I was excited to be in my very first play! When the reviews came, they were great! I got better reviews than the other actors in the play! I fell in love with the theatre! I started auditioning more, but I didn’t have any experience, but I just kept auditioning, kept auditioning. I got some other parts, and then I start thinking you know, “I need to figure this out.” I fell in love with acting, so I audition for a local conservatory, the New Ehrlich Conservatory. When I got accepted, there was no return for me. I was hooked!

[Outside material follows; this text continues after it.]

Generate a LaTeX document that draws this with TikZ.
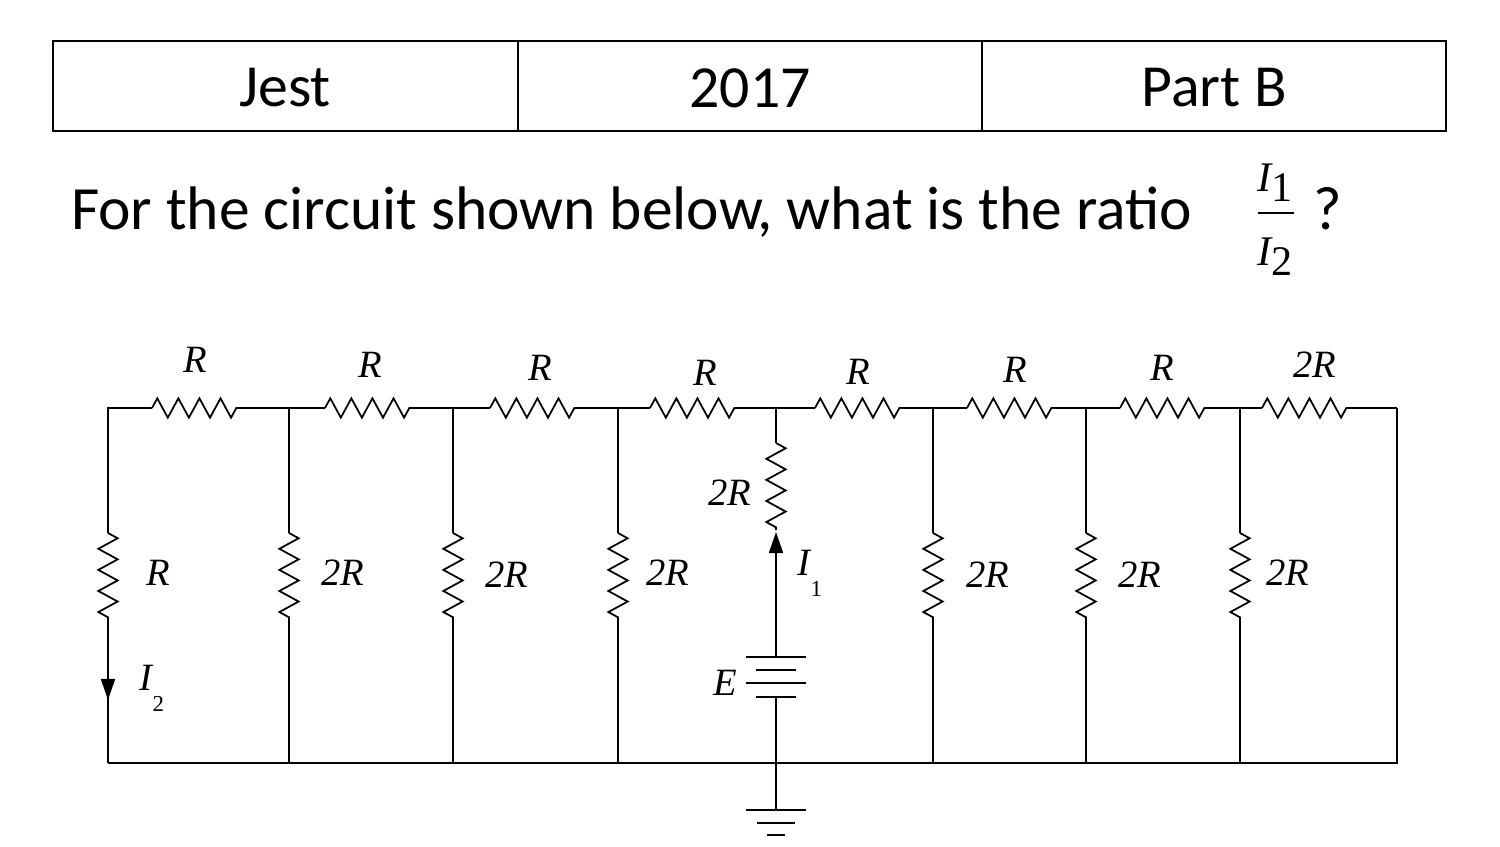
\documentclass[tikz,border=0pt]{standalone}
\usepackage{fontspec}
\setmainfont{Carlito}
\newfontfamily\tms{Liberation Serif}
\usetikzlibrary{decorations.pathmorphing,arrows.meta}
\begin{document}
\begin{tikzpicture}[x=0.02cm,y=-0.02cm,line width=1.3pt,
  zz/.style={decorate,decoration={zigzag,amplitude=5.5pt,segment length=12pt}},
  lab/.style={font=\tms\itshape\fontsize{22}{24}\selectfont,inner sep=0pt},
  hd/.style={font=\fontsize{34}{38}\selectfont},
  fl/.style={font=\tms\itshape\fontsize{24}{26}\selectfont,inner sep=0pt}]
\useasboundingbox (0,0) rectangle (1500,847);
% header
\draw[line width=1.2pt] (53,41) rectangle (1446,131) (518,41)--(518,131) (982,41)--(982,131);
\node[hd] (h1) at (285,88) {Jest};
\node[hd] (h2) at (750,88) {2017};
\node[hd] (h3) at (1214,88) {Part B};
\node[font=\fontsize{35}{40}\selectfont,anchor=base west,inner sep=0pt] (q) at (70,230) {For the circuit shown below, what is the ratio};
\node[fl] (f1) at (1275,183) {I\raisebox{-0.5ex}{\upshape 1}};
\node[fl] (f2) at (1275,257) {I\raisebox{-0.5ex}{\upshape 2}};
\draw[line width=1pt] (1258,213)--(1294,213);
\node[font=\fontsize{35}{40}\selectfont,anchor=base west,inner sep=0pt] (qm) at (1312,230) {?};
% circuit
\begin{scope}[line width=1pt]
\draw (108,520)--(108,408)--(152,408);
\foreach \a/\b/\c in {152/238/289, 325/410/453, 490/575/618, 650/738/776, 815/900/933, 967/1052/1086, 1120/1205/1240, 1262/1350/1397}{
  \draw[zz] (\a,408)--(\b,408);
  \draw (\b,408)--(\c,408);
}
\draw (289,408)--(325,408) (453,408)--(490,408) (618,408)--(650,408) (776,408)--(815,408) (933,408)--(967,408) (1086,408)--(1120,408) (1240,408)--(1262,408);
\draw (1397,408)--(1397,763)--(108,763);
\draw (108,520)--(108,533);
\draw[zz] (108,533)--(108,622);
\draw (108,622)--(108,763);
\draw[-{Triangle[length=12pt,width=8pt]}] (108,622)--(108,700);
\foreach \x in {289,453,618,933,1086,1240}{
  \draw (\x,408)--(\x,533);
  \draw[zz] (\x,533)--(\x,622);
  \draw (\x,622)--(\x,763);
}
\draw (776,408)--(776,443);
\draw[zz] (776,443)--(776,530);
\draw[-{Triangle[length=12pt,width=8pt]}] (776,657)--(776,532);
\draw (746,657)--(806,657) (756,670)--(796,670) (746,683)--(806,683) (756,697)--(796,697);
\draw (776,697)--(776,810);
\draw (746,810)--(806,810) (757,823)--(795,823) (767,835)--(785,835);
\end{scope}
\foreach \x/\y/\t/\n in {195/360/R/a1, 370/365/R/a2, 540/368/R/a3, 705/373/R/a4, 858/372/R/a5, 1015/370/R/a6, 1162/368/R/a7, 1315/365/2R/a8,
  158/573/R/b1, 343/573/2R/b2, 507/575/2R/b3, 668/573/2R/b4, 988/575/2R/b5, 1140/575/2R/b6, 1288/573/2R/b7, 730/493/2R/b8, 725/683/E/b9}
  {\node[lab] (\n) at (\x,\y) {\t};}
\node[lab] (i1) at (810,573) {I\raisebox{-1.2ex}{\upshape\fontsize{13}{14}\selectfont 1}};
\node[lab] (i2) at (152,688) {I\raisebox{-1.2ex}{\upshape\fontsize{13}{14}\selectfont 2}};
\end{tikzpicture}
\end{document}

I auditioned for a new program at Harvard, where the instructors from the Moscow Art Theater came over to instruct us about method acting techniques. I got into that program, and I never looked back. I have been acting ever since. I’ve been in many plays and toured the country as Rev Dr. Martin Luther King Jr in Jeff Stetson’s award-winning play “The Meeting.” I received an IRNE (Independent Reviews of New England) nomination as “Best Male Actor” at the Wheelock Family Theatre’s production of Thornton Wilder’s “Our Town,” and I wrote my play about Charlie Parker entitled “Live Bird” and toured the country and performed it in Charlie Parker’s hometown and my home state Kansas City Missouri and at one of the original homes of Bebop Minton’s Playhouse in Harlem.